=== SUPPLIED INFORMATION ===
- - -

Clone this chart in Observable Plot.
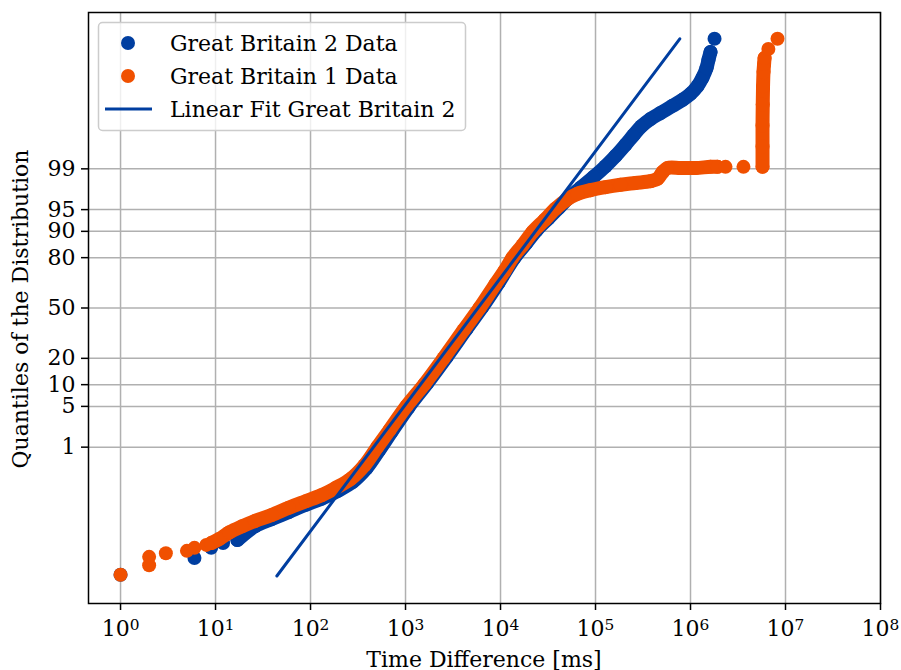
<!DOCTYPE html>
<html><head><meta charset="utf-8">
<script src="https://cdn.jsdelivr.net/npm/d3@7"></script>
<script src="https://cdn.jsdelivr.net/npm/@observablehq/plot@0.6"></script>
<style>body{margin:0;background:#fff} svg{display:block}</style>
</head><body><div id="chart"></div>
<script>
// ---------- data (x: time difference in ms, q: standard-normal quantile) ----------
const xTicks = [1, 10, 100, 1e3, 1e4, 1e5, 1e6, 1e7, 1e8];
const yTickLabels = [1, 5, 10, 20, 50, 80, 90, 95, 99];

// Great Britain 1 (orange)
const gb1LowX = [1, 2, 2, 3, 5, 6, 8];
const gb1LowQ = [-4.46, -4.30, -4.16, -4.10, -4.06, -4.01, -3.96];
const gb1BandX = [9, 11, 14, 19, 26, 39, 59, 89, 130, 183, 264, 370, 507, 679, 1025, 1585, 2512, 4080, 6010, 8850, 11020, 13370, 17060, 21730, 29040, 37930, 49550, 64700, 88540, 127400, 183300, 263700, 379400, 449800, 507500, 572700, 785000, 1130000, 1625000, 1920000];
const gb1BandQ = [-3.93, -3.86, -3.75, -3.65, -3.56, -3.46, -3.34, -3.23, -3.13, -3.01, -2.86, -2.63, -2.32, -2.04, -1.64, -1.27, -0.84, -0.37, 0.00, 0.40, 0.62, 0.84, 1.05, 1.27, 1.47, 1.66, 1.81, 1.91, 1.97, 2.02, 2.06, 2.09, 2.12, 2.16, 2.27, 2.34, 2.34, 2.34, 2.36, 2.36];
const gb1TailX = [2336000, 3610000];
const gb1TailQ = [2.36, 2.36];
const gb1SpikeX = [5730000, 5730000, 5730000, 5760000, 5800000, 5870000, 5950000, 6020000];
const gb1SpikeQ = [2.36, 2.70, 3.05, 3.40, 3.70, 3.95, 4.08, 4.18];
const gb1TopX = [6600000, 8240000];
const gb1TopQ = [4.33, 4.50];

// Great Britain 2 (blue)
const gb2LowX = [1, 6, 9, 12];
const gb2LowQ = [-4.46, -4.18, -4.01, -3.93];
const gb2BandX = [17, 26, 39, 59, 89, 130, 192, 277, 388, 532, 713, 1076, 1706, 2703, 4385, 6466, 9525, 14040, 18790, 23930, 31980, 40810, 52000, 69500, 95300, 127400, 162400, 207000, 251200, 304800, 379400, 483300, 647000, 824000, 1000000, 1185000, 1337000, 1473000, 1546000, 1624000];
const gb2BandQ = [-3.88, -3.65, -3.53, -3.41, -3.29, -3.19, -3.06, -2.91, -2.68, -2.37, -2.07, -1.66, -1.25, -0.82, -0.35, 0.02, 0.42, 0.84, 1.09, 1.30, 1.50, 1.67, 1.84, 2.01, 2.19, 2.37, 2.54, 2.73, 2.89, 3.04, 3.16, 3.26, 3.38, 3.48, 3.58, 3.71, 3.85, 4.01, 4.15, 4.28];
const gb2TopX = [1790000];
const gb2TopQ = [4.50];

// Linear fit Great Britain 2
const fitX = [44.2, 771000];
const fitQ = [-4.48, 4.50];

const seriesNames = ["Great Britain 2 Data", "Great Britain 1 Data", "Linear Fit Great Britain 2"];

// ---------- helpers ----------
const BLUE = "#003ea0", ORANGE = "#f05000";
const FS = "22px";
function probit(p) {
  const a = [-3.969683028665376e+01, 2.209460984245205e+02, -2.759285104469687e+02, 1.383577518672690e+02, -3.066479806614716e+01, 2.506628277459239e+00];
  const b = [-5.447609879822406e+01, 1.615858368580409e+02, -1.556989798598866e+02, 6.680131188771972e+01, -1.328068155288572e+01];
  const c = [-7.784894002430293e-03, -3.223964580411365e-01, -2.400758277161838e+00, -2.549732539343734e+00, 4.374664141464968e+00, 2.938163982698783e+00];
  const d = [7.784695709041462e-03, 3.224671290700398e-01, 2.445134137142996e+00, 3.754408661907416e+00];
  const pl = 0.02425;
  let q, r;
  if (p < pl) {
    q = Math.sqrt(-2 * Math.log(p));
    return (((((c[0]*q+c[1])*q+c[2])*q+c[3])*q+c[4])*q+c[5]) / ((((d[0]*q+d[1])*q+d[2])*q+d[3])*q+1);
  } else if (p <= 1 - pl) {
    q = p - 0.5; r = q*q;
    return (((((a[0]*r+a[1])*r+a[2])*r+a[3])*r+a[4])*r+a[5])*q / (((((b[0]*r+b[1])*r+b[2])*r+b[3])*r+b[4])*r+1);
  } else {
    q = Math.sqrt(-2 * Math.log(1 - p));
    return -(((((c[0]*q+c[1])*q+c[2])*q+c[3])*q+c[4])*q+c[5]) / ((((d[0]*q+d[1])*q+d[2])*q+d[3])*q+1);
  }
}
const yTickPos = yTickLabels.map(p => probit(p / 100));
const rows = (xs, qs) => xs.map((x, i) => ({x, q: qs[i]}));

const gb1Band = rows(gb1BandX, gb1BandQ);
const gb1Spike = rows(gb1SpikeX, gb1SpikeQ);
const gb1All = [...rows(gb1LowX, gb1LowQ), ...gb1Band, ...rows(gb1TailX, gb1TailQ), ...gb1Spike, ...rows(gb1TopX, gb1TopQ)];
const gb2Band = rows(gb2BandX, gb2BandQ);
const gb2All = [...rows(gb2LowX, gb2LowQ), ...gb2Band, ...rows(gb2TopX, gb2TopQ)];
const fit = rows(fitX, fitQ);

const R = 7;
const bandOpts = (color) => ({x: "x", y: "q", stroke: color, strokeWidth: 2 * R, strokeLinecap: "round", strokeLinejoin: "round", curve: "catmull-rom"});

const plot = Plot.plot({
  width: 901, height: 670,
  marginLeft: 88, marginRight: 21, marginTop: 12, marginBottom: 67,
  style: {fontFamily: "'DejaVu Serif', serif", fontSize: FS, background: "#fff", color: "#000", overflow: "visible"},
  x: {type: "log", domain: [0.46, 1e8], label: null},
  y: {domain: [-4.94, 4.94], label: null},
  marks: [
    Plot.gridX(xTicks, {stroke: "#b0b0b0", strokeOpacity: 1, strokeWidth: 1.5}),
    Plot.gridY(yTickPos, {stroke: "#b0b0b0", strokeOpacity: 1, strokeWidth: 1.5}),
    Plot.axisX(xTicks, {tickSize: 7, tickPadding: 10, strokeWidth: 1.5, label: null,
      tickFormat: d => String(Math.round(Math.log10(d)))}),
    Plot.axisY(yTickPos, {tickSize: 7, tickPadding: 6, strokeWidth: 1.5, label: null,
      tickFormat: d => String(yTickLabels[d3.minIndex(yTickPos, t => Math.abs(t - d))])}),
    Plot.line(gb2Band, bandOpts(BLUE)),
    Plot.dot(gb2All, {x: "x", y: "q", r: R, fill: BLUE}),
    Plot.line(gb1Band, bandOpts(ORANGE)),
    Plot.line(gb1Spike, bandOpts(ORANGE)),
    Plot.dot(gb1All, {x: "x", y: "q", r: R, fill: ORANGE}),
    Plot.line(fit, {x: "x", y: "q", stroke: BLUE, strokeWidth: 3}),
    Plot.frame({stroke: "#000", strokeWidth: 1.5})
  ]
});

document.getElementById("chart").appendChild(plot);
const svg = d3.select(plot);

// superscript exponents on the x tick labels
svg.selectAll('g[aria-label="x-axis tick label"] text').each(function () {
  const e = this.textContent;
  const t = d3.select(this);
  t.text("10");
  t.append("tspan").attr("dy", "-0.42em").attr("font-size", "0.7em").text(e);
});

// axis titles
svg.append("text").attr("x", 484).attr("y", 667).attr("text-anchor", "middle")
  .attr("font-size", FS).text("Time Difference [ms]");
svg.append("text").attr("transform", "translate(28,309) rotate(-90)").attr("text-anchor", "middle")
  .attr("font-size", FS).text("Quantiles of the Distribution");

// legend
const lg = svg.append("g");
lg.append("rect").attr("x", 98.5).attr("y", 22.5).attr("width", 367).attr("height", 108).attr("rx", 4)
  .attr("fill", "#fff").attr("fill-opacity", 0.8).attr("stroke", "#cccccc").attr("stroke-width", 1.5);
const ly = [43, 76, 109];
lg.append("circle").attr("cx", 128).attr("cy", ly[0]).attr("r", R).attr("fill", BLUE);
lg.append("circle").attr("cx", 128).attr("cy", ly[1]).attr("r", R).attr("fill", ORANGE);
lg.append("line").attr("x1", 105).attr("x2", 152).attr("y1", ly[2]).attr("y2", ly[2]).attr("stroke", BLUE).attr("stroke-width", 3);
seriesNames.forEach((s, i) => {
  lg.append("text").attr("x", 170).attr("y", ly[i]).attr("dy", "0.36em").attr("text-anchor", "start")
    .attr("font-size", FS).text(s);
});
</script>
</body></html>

- - -

Search the data for the string "this" and copy each line where it appears.

=== SOLUTION TO THE EXERCISE ===
Clone this chart in Observable Plot.
  const e = this.textContent;
  const t = d3.select(this);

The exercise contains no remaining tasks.